--- start ---
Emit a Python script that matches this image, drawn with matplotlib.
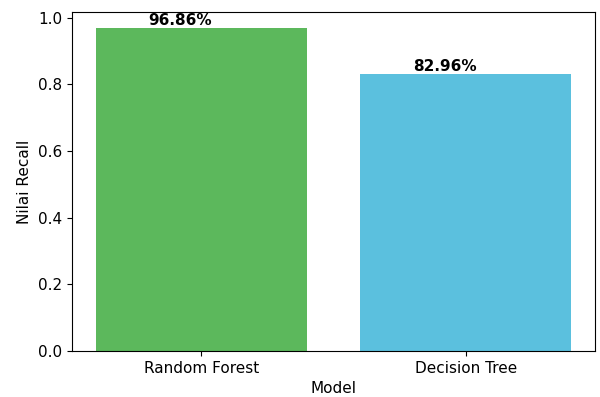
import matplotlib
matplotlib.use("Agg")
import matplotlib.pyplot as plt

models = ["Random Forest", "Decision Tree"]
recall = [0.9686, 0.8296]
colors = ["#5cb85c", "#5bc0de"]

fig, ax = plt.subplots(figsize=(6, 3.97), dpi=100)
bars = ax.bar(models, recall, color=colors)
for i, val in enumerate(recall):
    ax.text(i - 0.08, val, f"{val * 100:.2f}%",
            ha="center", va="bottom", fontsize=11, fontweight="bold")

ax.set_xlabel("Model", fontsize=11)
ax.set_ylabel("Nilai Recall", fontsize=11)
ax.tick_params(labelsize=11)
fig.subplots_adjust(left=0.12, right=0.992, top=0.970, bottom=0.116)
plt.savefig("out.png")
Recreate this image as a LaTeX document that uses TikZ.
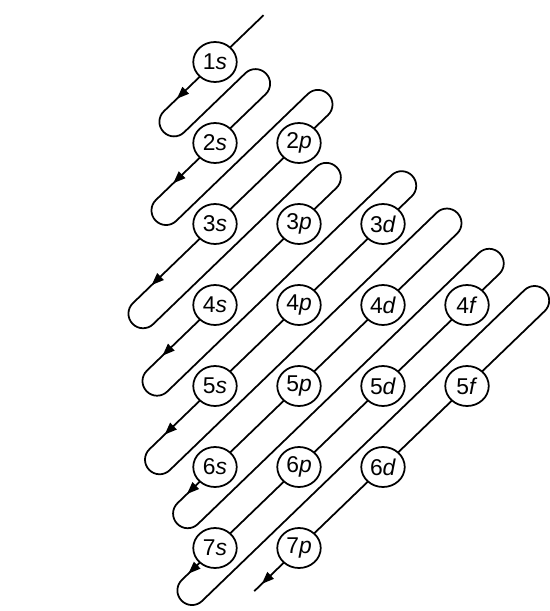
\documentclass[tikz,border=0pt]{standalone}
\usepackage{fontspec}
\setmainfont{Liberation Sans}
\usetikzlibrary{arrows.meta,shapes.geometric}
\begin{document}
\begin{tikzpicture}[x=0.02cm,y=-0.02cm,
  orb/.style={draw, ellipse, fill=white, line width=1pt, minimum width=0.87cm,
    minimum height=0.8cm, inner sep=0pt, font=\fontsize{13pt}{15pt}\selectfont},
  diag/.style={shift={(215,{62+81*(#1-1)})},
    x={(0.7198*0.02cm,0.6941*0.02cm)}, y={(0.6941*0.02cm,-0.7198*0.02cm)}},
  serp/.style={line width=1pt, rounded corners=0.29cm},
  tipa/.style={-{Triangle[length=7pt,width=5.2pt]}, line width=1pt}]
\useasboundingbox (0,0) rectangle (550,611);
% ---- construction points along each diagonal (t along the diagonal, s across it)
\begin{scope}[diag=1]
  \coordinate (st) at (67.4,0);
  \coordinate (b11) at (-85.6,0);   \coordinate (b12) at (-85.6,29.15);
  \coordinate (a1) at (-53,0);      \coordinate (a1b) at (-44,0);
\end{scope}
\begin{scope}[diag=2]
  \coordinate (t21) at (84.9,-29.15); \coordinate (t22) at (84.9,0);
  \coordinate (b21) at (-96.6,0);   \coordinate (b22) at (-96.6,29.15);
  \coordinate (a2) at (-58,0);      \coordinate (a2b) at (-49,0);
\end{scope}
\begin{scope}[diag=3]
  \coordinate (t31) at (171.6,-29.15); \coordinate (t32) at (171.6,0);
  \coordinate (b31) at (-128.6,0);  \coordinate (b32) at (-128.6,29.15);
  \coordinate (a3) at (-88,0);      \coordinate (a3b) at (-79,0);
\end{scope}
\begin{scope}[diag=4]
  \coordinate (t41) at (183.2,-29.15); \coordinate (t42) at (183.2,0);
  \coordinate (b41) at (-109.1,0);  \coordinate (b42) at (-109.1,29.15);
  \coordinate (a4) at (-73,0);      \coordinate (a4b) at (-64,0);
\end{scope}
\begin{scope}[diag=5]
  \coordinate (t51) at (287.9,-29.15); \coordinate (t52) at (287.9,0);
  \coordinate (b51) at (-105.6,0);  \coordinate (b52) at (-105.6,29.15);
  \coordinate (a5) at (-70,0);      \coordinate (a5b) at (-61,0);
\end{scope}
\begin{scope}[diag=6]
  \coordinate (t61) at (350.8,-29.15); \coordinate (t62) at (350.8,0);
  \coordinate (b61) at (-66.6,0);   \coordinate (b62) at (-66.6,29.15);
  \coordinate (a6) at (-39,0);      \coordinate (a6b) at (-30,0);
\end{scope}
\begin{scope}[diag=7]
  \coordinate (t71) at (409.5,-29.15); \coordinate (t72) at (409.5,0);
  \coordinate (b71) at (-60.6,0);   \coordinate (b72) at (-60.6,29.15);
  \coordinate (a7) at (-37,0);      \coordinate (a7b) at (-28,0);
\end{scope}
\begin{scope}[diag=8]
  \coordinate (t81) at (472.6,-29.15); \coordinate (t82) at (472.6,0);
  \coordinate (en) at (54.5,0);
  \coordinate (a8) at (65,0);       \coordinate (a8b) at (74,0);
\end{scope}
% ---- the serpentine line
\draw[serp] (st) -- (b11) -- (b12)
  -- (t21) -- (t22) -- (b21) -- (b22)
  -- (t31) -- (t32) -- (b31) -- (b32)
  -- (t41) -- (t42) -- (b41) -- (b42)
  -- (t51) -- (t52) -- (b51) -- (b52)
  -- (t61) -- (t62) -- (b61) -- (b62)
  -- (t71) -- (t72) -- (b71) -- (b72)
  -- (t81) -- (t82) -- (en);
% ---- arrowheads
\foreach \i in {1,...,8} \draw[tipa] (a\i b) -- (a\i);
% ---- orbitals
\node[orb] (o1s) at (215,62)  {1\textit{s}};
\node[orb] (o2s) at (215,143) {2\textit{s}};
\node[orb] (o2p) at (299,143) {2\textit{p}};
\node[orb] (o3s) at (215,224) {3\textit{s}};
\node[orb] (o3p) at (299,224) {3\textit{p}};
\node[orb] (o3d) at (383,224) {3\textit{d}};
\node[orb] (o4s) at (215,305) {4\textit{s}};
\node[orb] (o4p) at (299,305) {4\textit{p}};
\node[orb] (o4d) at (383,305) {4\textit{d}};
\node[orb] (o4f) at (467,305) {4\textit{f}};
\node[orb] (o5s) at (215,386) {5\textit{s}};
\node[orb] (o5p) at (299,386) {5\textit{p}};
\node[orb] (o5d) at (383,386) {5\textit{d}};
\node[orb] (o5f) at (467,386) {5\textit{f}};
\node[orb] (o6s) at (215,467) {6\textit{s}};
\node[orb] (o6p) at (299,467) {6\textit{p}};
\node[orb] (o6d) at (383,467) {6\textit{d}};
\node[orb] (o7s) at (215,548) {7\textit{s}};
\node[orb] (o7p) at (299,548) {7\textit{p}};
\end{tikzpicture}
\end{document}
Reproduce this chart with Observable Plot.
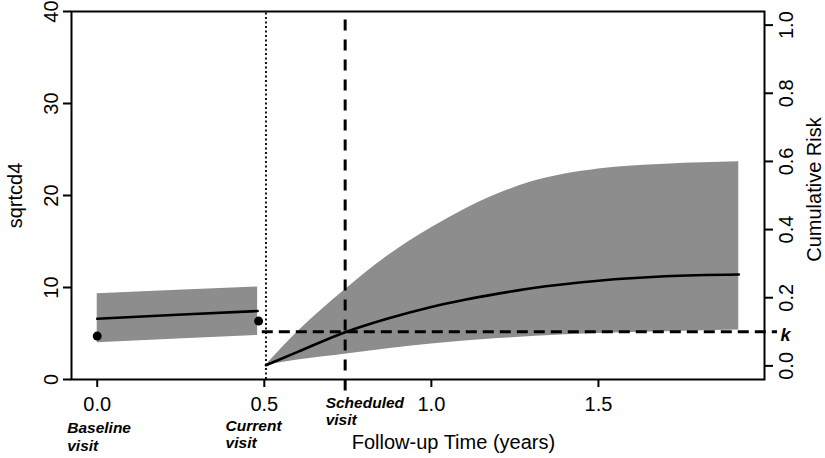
--- end ---
### YOUR INSTRUCTIONS
Each record above should be copied character for character, with pictures dropped.

### EXERCISE RESPONSE
Emit a Python script that matches this image, drawn with matplotlib.
import matplotlib
matplotlib.use("Agg")
import matplotlib.pyplot as plt

models = ["Random Forest", "Decision Tree"]
recall = [0.9686, 0.8296]
colors = ["#5cb85c", "#5bc0de"]

fig, ax = plt.subplots(figsize=(6, 3.97), dpi=100)
bars = ax.bar(models, recall, color=colors)
for i, val in enumerate(recall):
    ax.text(i - 0.08, val, f"{val * 100:.2f}%",
            ha="center", va="bottom", fontsize=11, fontweight="bold")

ax.set_xlabel("Model", fontsize=11)
ax.set_ylabel("Nilai Recall", fontsize=11)
ax.tick_params(labelsize=11)
fig.subplots_adjust(left=0.12, right=0.992, top=0.970, bottom=0.116)
plt.savefig("out.png")
Recreate this image as a LaTeX document that uses TikZ.
\documentclass[tikz,border=0pt]{standalone}
\usepackage{fontspec}
\setmainfont{Liberation Sans}
\usetikzlibrary{arrows.meta,shapes.geometric}
\begin{document}
\begin{tikzpicture}[x=0.02cm,y=-0.02cm,
  orb/.style={draw, ellipse, fill=white, line width=1pt, minimum width=0.87cm,
    minimum height=0.8cm, inner sep=0pt, font=\fontsize{13pt}{15pt}\selectfont},
  diag/.style={shift={(215,{62+81*(#1-1)})},
    x={(0.7198*0.02cm,0.6941*0.02cm)}, y={(0.6941*0.02cm,-0.7198*0.02cm)}},
  serp/.style={line width=1pt, rounded corners=0.29cm},
  tipa/.style={-{Triangle[length=7pt,width=5.2pt]}, line width=1pt}]
\useasboundingbox (0,0) rectangle (550,611);
% ---- construction points along each diagonal (t along the diagonal, s across it)
\begin{scope}[diag=1]
  \coordinate (st) at (67.4,0);
  \coordinate (b11) at (-85.6,0);   \coordinate (b12) at (-85.6,29.15);
  \coordinate (a1) at (-53,0);      \coordinate (a1b) at (-44,0);
\end{scope}
\begin{scope}[diag=2]
  \coordinate (t21) at (84.9,-29.15); \coordinate (t22) at (84.9,0);
  \coordinate (b21) at (-96.6,0);   \coordinate (b22) at (-96.6,29.15);
  \coordinate (a2) at (-58,0);      \coordinate (a2b) at (-49,0);
\end{scope}
\begin{scope}[diag=3]
  \coordinate (t31) at (171.6,-29.15); \coordinate (t32) at (171.6,0);
  \coordinate (b31) at (-128.6,0);  \coordinate (b32) at (-128.6,29.15);
  \coordinate (a3) at (-88,0);      \coordinate (a3b) at (-79,0);
\end{scope}
\begin{scope}[diag=4]
  \coordinate (t41) at (183.2,-29.15); \coordinate (t42) at (183.2,0);
  \coordinate (b41) at (-109.1,0);  \coordinate (b42) at (-109.1,29.15);
  \coordinate (a4) at (-73,0);      \coordinate (a4b) at (-64,0);
\end{scope}
\begin{scope}[diag=5]
  \coordinate (t51) at (287.9,-29.15); \coordinate (t52) at (287.9,0);
  \coordinate (b51) at (-105.6,0);  \coordinate (b52) at (-105.6,29.15);
  \coordinate (a5) at (-70,0);      \coordinate (a5b) at (-61,0);
\end{scope}
\begin{scope}[diag=6]
  \coordinate (t61) at (350.8,-29.15); \coordinate (t62) at (350.8,0);
  \coordinate (b61) at (-66.6,0);   \coordinate (b62) at (-66.6,29.15);
  \coordinate (a6) at (-39,0);      \coordinate (a6b) at (-30,0);
\end{scope}
\begin{scope}[diag=7]
  \coordinate (t71) at (409.5,-29.15); \coordinate (t72) at (409.5,0);
  \coordinate (b71) at (-60.6,0);   \coordinate (b72) at (-60.6,29.15);
  \coordinate (a7) at (-37,0);      \coordinate (a7b) at (-28,0);
\end{scope}
\begin{scope}[diag=8]
  \coordinate (t81) at (472.6,-29.15); \coordinate (t82) at (472.6,0);
  \coordinate (en) at (54.5,0);
  \coordinate (a8) at (65,0);       \coordinate (a8b) at (74,0);
\end{scope}
% ---- the serpentine line
\draw[serp] (st) -- (b11) -- (b12)
  -- (t21) -- (t22) -- (b21) -- (b22)
  -- (t31) -- (t32) -- (b31) -- (b32)
  -- (t41) -- (t42) -- (b41) -- (b42)
  -- (t51) -- (t52) -- (b51) -- (b52)
  -- (t61) -- (t62) -- (b61) -- (b62)
  -- (t71) -- (t72) -- (b71) -- (b72)
  -- (t81) -- (t82) -- (en);
% ---- arrowheads
\foreach \i in {1,...,8} \draw[tipa] (a\i b) -- (a\i);
% ---- orbitals
\node[orb] (o1s) at (215,62)  {1\textit{s}};
\node[orb] (o2s) at (215,143) {2\textit{s}};
\node[orb] (o2p) at (299,143) {2\textit{p}};
\node[orb] (o3s) at (215,224) {3\textit{s}};
\node[orb] (o3p) at (299,224) {3\textit{p}};
\node[orb] (o3d) at (383,224) {3\textit{d}};
\node[orb] (o4s) at (215,305) {4\textit{s}};
\node[orb] (o4p) at (299,305) {4\textit{p}};
\node[orb] (o4d) at (383,305) {4\textit{d}};
\node[orb] (o4f) at (467,305) {4\textit{f}};
\node[orb] (o5s) at (215,386) {5\textit{s}};
\node[orb] (o5p) at (299,386) {5\textit{p}};
\node[orb] (o5d) at (383,386) {5\textit{d}};
\node[orb] (o5f) at (467,386) {5\textit{f}};
\node[orb] (o6s) at (215,467) {6\textit{s}};
\node[orb] (o6p) at (299,467) {6\textit{p}};
\node[orb] (o6d) at (383,467) {6\textit{d}};
\node[orb] (o7s) at (215,548) {7\textit{s}};
\node[orb] (o7p) at (299,548) {7\textit{p}};
\end{tikzpicture}
\end{document}
Reproduce this chart with Observable Plot.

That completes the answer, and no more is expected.